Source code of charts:
"""
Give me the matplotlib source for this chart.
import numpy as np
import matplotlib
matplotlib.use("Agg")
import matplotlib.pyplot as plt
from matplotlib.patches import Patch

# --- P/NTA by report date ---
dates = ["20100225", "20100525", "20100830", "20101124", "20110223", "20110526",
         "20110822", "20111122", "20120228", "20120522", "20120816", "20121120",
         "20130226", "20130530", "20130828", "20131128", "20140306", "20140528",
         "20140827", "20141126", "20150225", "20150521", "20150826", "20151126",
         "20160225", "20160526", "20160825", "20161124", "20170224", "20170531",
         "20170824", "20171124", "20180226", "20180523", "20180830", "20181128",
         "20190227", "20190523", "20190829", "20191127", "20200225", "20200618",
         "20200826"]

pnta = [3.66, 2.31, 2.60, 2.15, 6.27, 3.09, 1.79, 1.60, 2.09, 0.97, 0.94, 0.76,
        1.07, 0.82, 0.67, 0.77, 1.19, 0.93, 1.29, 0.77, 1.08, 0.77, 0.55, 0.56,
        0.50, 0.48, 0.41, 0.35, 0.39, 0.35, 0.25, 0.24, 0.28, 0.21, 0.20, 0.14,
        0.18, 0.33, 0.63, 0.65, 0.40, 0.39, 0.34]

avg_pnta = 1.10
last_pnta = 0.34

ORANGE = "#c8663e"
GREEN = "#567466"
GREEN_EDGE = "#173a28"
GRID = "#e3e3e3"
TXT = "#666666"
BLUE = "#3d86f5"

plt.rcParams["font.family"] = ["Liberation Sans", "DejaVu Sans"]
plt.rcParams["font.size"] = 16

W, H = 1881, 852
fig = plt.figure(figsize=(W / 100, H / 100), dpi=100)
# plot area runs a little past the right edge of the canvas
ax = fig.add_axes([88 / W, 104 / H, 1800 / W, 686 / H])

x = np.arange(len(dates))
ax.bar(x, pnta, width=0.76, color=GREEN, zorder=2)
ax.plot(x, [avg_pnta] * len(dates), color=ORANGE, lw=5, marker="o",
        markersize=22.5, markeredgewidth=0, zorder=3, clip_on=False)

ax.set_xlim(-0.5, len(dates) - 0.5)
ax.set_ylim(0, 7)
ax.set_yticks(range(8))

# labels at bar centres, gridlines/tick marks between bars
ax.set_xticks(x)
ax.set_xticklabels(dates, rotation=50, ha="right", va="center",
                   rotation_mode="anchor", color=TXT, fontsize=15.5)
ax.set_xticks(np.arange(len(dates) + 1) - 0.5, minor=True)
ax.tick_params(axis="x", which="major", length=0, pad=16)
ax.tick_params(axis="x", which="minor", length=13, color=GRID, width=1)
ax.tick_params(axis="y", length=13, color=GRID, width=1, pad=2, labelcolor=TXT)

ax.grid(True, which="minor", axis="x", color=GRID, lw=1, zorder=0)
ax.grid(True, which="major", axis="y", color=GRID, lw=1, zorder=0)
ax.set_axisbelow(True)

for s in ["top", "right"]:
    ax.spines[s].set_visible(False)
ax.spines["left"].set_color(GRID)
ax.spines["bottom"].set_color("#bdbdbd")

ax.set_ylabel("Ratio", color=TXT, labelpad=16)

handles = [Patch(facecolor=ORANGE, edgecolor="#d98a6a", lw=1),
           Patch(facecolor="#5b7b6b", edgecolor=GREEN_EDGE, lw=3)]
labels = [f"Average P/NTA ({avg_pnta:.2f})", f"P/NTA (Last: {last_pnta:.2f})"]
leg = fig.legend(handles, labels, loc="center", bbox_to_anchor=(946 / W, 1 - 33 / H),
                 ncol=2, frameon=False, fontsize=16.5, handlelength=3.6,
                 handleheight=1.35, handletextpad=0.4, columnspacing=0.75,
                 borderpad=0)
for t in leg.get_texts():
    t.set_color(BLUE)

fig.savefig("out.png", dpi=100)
"""
"""
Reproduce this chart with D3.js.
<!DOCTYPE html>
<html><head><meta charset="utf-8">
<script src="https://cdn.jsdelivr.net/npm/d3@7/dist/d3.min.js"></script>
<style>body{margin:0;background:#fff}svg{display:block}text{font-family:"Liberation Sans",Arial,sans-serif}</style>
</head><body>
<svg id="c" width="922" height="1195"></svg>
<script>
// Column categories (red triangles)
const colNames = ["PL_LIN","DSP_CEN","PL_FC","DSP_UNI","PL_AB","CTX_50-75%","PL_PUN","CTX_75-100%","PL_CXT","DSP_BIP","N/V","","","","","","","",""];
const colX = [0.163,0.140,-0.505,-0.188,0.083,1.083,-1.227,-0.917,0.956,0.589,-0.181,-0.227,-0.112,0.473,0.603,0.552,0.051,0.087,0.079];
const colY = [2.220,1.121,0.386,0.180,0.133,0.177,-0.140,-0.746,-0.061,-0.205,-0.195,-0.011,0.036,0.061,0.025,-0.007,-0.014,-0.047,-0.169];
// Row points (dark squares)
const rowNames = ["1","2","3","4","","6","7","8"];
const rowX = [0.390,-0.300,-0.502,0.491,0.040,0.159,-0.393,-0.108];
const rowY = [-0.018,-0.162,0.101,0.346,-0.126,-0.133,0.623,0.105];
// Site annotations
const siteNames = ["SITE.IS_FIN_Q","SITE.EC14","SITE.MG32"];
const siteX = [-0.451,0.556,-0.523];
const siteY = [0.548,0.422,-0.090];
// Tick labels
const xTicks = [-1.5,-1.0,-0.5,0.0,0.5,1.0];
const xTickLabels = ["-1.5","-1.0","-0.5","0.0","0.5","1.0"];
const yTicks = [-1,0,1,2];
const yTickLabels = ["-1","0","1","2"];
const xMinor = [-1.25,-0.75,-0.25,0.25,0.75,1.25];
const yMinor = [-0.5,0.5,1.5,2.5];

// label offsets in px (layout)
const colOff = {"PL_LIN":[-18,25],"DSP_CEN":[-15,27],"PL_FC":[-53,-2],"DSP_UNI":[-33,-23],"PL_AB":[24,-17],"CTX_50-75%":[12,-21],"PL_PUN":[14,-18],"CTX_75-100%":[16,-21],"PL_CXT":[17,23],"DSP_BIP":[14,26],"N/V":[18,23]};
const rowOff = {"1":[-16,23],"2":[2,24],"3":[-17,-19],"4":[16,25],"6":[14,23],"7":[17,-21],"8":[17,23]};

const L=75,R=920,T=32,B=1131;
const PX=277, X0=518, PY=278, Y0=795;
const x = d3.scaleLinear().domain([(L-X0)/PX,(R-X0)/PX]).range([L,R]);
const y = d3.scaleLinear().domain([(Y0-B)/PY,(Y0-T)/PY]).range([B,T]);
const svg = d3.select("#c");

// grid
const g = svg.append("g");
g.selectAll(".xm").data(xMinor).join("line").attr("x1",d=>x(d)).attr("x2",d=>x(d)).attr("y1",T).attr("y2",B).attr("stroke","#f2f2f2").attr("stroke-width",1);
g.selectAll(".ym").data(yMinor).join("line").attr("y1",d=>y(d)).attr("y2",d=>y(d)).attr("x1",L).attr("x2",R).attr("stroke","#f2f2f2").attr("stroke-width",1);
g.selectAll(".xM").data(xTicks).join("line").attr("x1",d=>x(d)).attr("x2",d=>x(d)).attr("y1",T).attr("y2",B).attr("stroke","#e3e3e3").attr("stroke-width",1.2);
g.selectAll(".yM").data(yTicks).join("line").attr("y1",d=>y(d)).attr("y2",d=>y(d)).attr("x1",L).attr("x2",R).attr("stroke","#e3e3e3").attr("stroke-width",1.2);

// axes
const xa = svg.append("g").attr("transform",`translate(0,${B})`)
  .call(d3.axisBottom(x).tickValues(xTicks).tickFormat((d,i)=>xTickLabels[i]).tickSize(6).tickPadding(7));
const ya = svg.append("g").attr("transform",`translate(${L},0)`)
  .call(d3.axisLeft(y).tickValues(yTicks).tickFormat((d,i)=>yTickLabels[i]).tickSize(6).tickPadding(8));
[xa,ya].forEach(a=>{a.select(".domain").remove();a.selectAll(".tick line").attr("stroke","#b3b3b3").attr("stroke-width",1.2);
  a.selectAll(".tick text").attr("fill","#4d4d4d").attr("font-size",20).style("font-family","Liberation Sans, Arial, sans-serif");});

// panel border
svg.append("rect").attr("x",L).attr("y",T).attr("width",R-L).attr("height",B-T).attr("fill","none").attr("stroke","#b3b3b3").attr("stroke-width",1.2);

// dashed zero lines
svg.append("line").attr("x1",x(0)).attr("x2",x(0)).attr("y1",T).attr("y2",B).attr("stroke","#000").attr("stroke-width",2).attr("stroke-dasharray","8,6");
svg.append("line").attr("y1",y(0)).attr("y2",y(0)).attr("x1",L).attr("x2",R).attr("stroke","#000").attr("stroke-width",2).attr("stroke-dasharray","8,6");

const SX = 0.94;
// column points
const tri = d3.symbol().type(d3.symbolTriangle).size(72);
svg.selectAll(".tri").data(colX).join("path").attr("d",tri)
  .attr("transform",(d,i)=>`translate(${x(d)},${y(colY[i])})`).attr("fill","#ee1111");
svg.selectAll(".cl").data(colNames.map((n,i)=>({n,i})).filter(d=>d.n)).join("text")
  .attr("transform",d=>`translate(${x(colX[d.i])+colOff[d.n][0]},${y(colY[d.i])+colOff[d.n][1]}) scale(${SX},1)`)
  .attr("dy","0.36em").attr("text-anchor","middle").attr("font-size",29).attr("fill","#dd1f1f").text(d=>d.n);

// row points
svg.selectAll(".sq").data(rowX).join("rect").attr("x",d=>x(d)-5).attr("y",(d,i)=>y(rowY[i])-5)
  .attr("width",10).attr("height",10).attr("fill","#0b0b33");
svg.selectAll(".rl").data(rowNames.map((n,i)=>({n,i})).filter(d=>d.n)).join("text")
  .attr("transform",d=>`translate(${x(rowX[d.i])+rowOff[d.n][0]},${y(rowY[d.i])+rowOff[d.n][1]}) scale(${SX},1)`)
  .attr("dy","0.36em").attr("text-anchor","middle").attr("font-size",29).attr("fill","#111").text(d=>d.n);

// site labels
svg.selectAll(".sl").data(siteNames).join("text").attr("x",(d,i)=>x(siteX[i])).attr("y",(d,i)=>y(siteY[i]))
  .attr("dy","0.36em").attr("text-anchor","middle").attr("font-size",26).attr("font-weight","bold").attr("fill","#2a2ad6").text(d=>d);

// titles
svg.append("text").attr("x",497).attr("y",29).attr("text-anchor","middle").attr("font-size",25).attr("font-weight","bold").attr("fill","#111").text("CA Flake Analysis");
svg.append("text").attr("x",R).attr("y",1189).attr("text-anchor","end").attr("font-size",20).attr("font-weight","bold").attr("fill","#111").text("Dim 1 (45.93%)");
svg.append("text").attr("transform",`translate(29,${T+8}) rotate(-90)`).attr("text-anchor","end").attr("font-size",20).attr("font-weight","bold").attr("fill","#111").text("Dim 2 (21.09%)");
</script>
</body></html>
"""
"""
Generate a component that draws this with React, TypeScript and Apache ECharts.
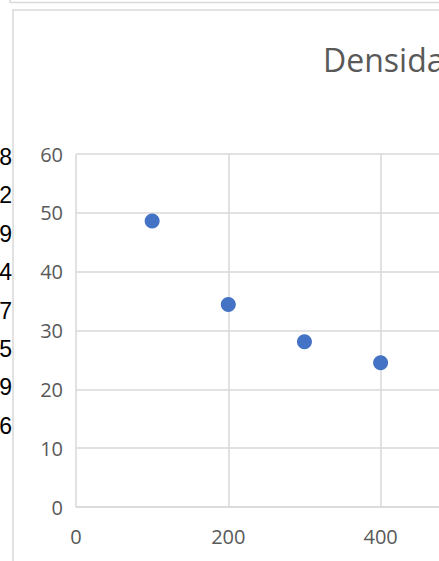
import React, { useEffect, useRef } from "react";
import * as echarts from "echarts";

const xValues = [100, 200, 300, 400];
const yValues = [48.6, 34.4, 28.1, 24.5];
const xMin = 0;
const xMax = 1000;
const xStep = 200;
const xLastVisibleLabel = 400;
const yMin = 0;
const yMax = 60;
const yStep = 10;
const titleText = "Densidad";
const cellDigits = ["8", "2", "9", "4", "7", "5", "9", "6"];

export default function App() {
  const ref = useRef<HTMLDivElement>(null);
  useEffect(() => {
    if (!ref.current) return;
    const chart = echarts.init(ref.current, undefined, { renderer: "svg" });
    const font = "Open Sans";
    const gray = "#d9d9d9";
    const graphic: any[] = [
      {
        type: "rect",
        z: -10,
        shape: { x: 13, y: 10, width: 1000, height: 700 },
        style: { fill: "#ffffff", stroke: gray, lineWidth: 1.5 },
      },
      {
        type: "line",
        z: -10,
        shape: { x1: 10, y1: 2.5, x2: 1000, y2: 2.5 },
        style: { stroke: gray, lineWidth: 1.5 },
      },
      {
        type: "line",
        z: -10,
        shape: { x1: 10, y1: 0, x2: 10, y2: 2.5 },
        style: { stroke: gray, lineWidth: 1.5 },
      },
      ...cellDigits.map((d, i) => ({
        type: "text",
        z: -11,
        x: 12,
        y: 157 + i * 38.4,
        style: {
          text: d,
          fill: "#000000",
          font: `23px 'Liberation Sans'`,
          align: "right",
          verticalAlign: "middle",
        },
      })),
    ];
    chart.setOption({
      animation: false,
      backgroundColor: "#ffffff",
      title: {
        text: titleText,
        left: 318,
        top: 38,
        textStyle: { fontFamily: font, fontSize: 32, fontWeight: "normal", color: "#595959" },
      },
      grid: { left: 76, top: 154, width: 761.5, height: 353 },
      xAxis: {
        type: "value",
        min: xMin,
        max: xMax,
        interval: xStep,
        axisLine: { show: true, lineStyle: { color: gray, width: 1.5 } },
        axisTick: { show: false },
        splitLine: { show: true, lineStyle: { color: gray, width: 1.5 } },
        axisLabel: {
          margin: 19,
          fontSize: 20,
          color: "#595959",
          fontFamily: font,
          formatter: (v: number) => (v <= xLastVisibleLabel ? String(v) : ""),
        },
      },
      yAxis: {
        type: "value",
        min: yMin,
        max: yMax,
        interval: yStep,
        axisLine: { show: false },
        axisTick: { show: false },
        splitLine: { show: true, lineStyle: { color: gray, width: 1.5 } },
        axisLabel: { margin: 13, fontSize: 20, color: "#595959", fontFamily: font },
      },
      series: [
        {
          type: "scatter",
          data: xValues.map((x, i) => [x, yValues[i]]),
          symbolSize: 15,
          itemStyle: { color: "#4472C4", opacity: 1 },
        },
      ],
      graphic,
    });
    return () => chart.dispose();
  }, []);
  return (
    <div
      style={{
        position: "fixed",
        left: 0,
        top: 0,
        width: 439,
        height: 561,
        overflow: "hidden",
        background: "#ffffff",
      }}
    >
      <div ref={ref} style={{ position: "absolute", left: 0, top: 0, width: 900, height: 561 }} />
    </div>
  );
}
"""
## Brief
Of the entries listed above, reproduce only the lines starting at the line containing "Give me the matplotlib source for this chart." and ending at the line containing "from matplotlib.patches import Patch". Include both, exactly as they stand.

## Exercise response
Give me the matplotlib source for this chart.
import numpy as np
import matplotlib
matplotlib.use("Agg")
import matplotlib.pyplot as plt
from matplotlib.patches import Patch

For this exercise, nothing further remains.